Mais j’en oublierai presque le style saisissant de
Melville. Car Moby Dick est une œuvre qui ne laisse personne indifférent ; avec
une prose posée entre le vide de la mer par un jour sans vent et les affreuses
tempêtes où le noir de l’âme s’en va nourrir la folie des hommes ; une ivresse
sauvage où les monstres marins viennent hanter les beuveries sur fond d’huile
de baleine, de vengeance et de rédemption. Certains, je viens de le découvrir à
l’instant, iront chercher le merveilleux de Moby Dick dans une comptabilitéaussi vaine que scientifiquement exacte. Ceux-là sont les négociants égarés
d’un océan de points, ces affréteurs de navire qui restent toujours à quai.
Passons.
C’est à la vérité par une lecture, il y a de cela
quelques années à la radio, que j’ai découvert ce monument de
littérature.
Aussitôt le harpon de la fascination s’est planté
dans mon crâne. Une fascination certes ambivalente, dont la flamme changeante
n’a cessé de s’alimenter de ses propres noirceurs, de ses propres faillites.
Car Moby Dick est l’histoire d’une irrémédiable faillite et qu’importe si l’on
renonce à en dessiner le contour ou en exprimer l’aigreur grandiose...
Les mots filent, accrochés à cette
corde reliée au corps du monstre qui s’apprête à plonger dans les abimes.
Dans la barque, transis et féroces, terrorisés tant qu’implacables, les hommes
ont choisi leur destinée ; un destin de tragédie, avec pour horizon le baiser
mortel avec l’une des filles de Poséidon, Aéthuse, Rhodé ou Despoéna,
qu’importe ! Un sort dont on ne sait s’il est enviable à celui des martyrs
consentants des jeux du cirque dans la Rome antique.

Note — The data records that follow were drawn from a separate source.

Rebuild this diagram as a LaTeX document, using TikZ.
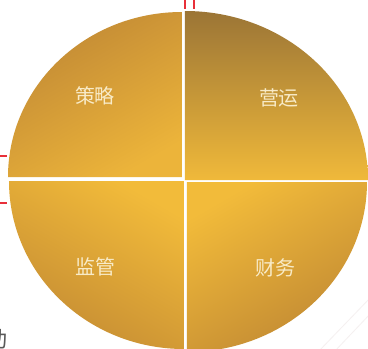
\documentclass[tikz,border=0pt]{standalone}
\usepackage{fontspec}
\newfontfamily\cjk{Noto Sans CJK SC}
\definecolor{tldark}{HTML}{C08835}
\definecolor{tllight}{HTML}{ECB43A}
\definecolor{trdark}{HTML}{9B7536}
\definecolor{trlight}{HTML}{F0B93A}
\definecolor{bllight}{HTML}{F2BB3A}
\definecolor{bldark}{HTML}{C48B33}
\definecolor{brlight}{HTML}{F2BB3A}
\definecolor{brdark}{HTML}{C08833}
\definecolor{labelcol}{HTML}{F8EBC8}
\definecolor{markred}{HTML}{E8303A}
\definecolor{faint}{HTML}{F5F0F0}
\tikzset{
  lbl/.style={font=\cjk\fontsize{20}{20}\selectfont, text=labelcol, inner sep=0pt},
  redmark/.style={draw=markred, line width=1.6pt},
}
\begin{document}
\begin{tikzpicture}[x=1pt,y=-1pt]
\useasboundingbox[fill=white] (0,0) rectangle (368,349);
% faint background lines
\draw[faint, line width=0.8pt] (372,296) -- (318,352);
\draw[faint, line width=0.8pt] (372,312) -- (334,352);
% quadrants
\shade[left color=tldark, right color=tllight, shading angle=30]
  (182,177) -- (8,177) arc[start angle=180, end angle=270, x radius=174, y radius=165] -- cycle;
\shade[top color=trdark, bottom color=trlight]
  (185,180) -- (185,11) arc[start angle=270, end angle=360, x radius=183, y radius=169] -- cycle;
\shade[left color=bllight, right color=bldark, shading angle=-30]
  (184,181) -- (184,349) arc[start angle=90, end angle=180, x radius=175, y radius=168] -- cycle;
\shade[left color=brlight, right color=brdark, shading angle=30]
  (187,182) -- (367,182) arc[start angle=0, end angle=90, x radius=180, y radius=170] -- cycle;
% labels
\node[lbl] (celue) at (95,96) {策略};
\node[lbl] (yingyun) at (279,98) {营运};
\node[lbl] (jianguan) at (96,267) {监管};
\node[lbl] (caiwu) at (275,268) {财务};
% red marks
\draw[redmark] (185,0) -- (185,9);
\draw[redmark] (194,0) -- (194,9);
\draw[redmark] (0,156) -- (7,156);
\draw[redmark] (0,203) -- (7,203);
% partial text at bottom-left
\node[font=\cjk\fontsize{22}{22}\selectfont, text=black!65, inner sep=0pt] (dong) at (-4,339) {动};
\end{tikzpicture}
\end{document}
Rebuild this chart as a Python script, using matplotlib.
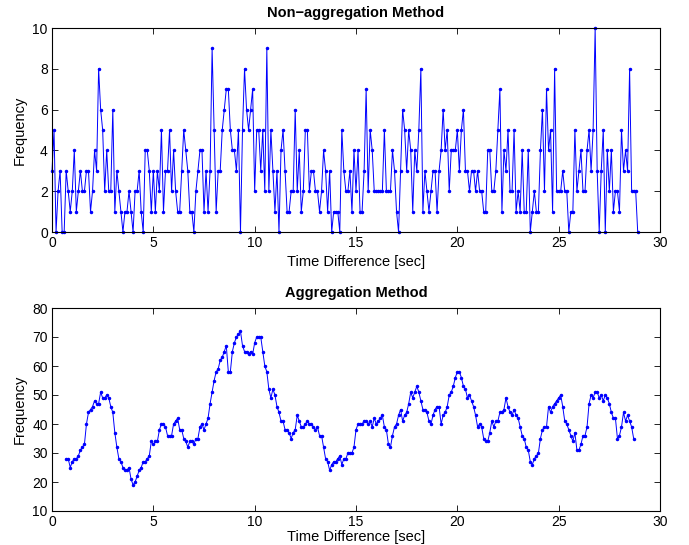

Mais ces marins, pour les
plus chanceux, pourront se consoler à l’idée - vanité à la vérité - qu’eux au
moins laisseront pour trace évanescente de leur passage sur cette terre de
douleur et de labeur, une plaque dans l’église de Nantucket. Ex voto qui dira : « Capitaine Ezéchiel Hardy. Tué à la proue de
son embarcation par un cachalot sur les côtes du Japon, le 3 août 1933 ».
Alors, dans la barque, tandis que brûle la corde nouée solidement au harpon,
frappé par une houle violente, ils en oublient presque leur peur et se
concentrent sur leur gestes, sur leurs mots ; sur la technique, le métier : « hale ! », hurle Monsieur Stubb... « Mouillez la ligne ! »... Puis « Serre !! Serre !! ».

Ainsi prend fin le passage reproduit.